Kathryn Allan: I think that it comes down, in many cases, to the intent of the writer, as well as that of the reader. To use your terms, in mainstream SF, the “outlaw body” is often unquestionably monstrous and used in the narrative to represent something else - the outlaw body is monstrous, standing-in for ethnic, physical, intellectual, or moral deviancy of some sort. In a lot of mainstream SF then, it is easy to read the writer’s (perhaps unintended, unquestioned) biases in the figure of the outlaw body. In borderland SF, however, the outlaw body is often at the centre of the text and it is not a simple representation of some kind of deficiency or lack. Writers of borderland SF bring their politics to the forefront - their “monsters” are figures of agency, resistance, and hope. We can see these kinds of outlaw bodies in each of the stories of this anthology - the outlaw body gets to be the hero, or at least, he/she/it resists containment and marginalization by others.

While mainstream SF can certainly be marginalizing for outlaw bodies, I think that many readers experience a sympathetic, or even empathetic, connection to them that goes against the “expected” reading of a text. That is part of the draw of outlaw bodies - even their creators cannot contain them. If a reader is someone grappling with their own sense of isolation or exclusion, then the outlaw body may very well be the figure that they identify with in the story (even if the reader knows that the outlaw body must lose in the end). Those outlaw bodies then become translated into borderland SF, re-owned, re-imagined, and given the agency to speak for themselves. It’s a slow conversation between the centre and the margin, which makes anthologies like Outlaw Bodies so important. Everyone should get a chance to tell their own story, especially the freaks, the monsters, and the outlaws.

Kathryn asks Djibril: As someone who reads a lot of SF/F written by people “on the margins,” do you see hope for the future in their narratives? If yes, how so (in what places, whose voices, which communities)?

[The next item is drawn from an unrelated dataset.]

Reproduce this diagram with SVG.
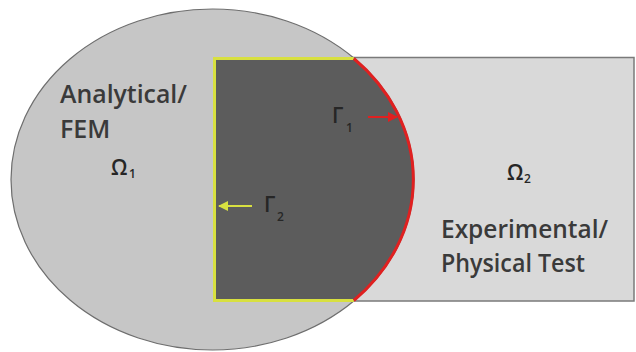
<svg xmlns="http://www.w3.org/2000/svg" width="636" height="352" viewBox="0 0 636 352">
  <defs>
    <style>
      .lbl { font-family: "Open Sans", "Liberation Sans", sans-serif; fill: #3a3a3a; font-size: 25px; font-weight: 600; }
      .sym { font-family: "Open Sans", "DejaVu Sans", sans-serif; fill: #262626; font-size: 21px; font-weight: 600; }
      .sub { font-family: "Open Sans", "DejaVu Sans", sans-serif; fill: #262626; font-size: 12px; font-weight: 600; }
    </style>
    <marker id="arrRed" viewBox="0 0 10 10" refX="9" refY="5" markerWidth="5" markerHeight="5" orient="auto">
      <path d="M0,0 L10,5 L0,10 z" fill="#e02020"/>
    </marker>
    <marker id="arrYel" viewBox="0 0 10 10" refX="9" refY="5" markerWidth="5" markerHeight="5" orient="auto">
      <path d="M0,0 L10,5 L0,10 z" fill="#d8e040"/>
    </marker>
  </defs>
  <rect width="636" height="352" fill="#ffffff"/>

  <g id="omega2">
    <rect x="330" y="57.5" width="304" height="243.5" fill="#d9d9d9" stroke="#7a7a7a" stroke-width="1.5"/>
  </g>

  <g id="omega1">
    <ellipse cx="212.5" cy="179.5" rx="201.5" ry="170.5" fill="#c6c6c6" stroke="#6e6e6e" stroke-width="1.2"/>
  </g>

  <g id="overlap">
    <path d="M214.5,58.5 L353.8,58.5 A201.5,170.5 0 0 1 353.8,300.5 L214.5,300.5 Z" fill="#5c5c5c"/>
    <path d="M353.8,58.5 L214.5,58.5 L214.5,300.5 L353.8,300.5" fill="none" stroke="#d8e040" stroke-width="3"/>
    <path d="M353.8,58.5 A201.5,170.5 0 0 1 353.8,300.5" fill="none" stroke="#e02020" stroke-width="3"/>
  </g>

  <g id="connectors">
    <line x1="368" y1="117" x2="397" y2="117" stroke="#e02020" stroke-width="2" marker-end="url(#arrRed)"/>
    <line x1="252" y1="206" x2="219" y2="206" stroke="#d8e040" stroke-width="2" marker-end="url(#arrYel)"/>
  </g>

  <g id="label-omega1">
    <text class="lbl" x="60" y="103" textLength="127" lengthAdjust="spacingAndGlyphs">Analytical/</text>
    <text class="lbl" x="60" y="138">FEM</text>
    <text class="sym" x="111" y="175">Ω</text>
    <text class="sub" x="129" y="178">1</text>
  </g>

  <g id="label-omega2">
    <text class="sym" x="507" y="180">Ω</text>
    <text class="sub" x="524" y="183">2</text>
    <text class="lbl" x="441" y="238" textLength="167" lengthAdjust="spacingAndGlyphs">Experimental/</text>
    <text class="lbl" x="441" y="272" textLength="144" lengthAdjust="spacingAndGlyphs">Physical Test</text>
  </g>

  <g id="label-gamma1">
    <text class="sym" x="332" y="123">Γ</text>
    <text class="sub" x="346" y="132">1</text>
  </g>

  <g id="label-gamma2">
    <text class="sym" x="264" y="212">Γ</text>
    <text class="sub" x="277" y="221">2</text>
  </g>
</svg>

Djibril: I do see a lot of hope in these sort of stories, partly simply because these stories are being written at all, as it takes a lot of faith to put yourself out there and believe that speculative fiction can make a difference. (As of course it can, even if it is only—as Ursula Le Guin puts it—to “preach to the choir” and reassure them they’re not alone in caring.) I see a lot of hope in a scathing postcolonial story like Aliette de Bodard’s ‘Immersion’, which not only identifies the problem of appropriation of colonized cultures, massive colonial privilege, cultural and bodily assimilation, but proposes a solution to putting some power back in the hands of the colonized. I see hope in stories like ‘Millie’, ‘Frankenstein Unraveled’ and ‘Winds: NW 20km/hr’ (and really all of the stories in this anthology) which depend for their impact on real world injustices or prejudices, but dare to challenge them and propose solutions to make the world better. I don’t think I would be publishing speculative fiction if I didn’t see great potential for hope in even the darkest dystopia or most gruesome hardcore horror story alongside the joy and excitement of cyberpunk and magical realism. The stories in magazines like Expanded Horizons, collections like Book of World SF, AfroSF, works recommended in #FeministSF and Outer Alliance discussions, all exist because of marginalization, but they couldn’t exist without hope for the future.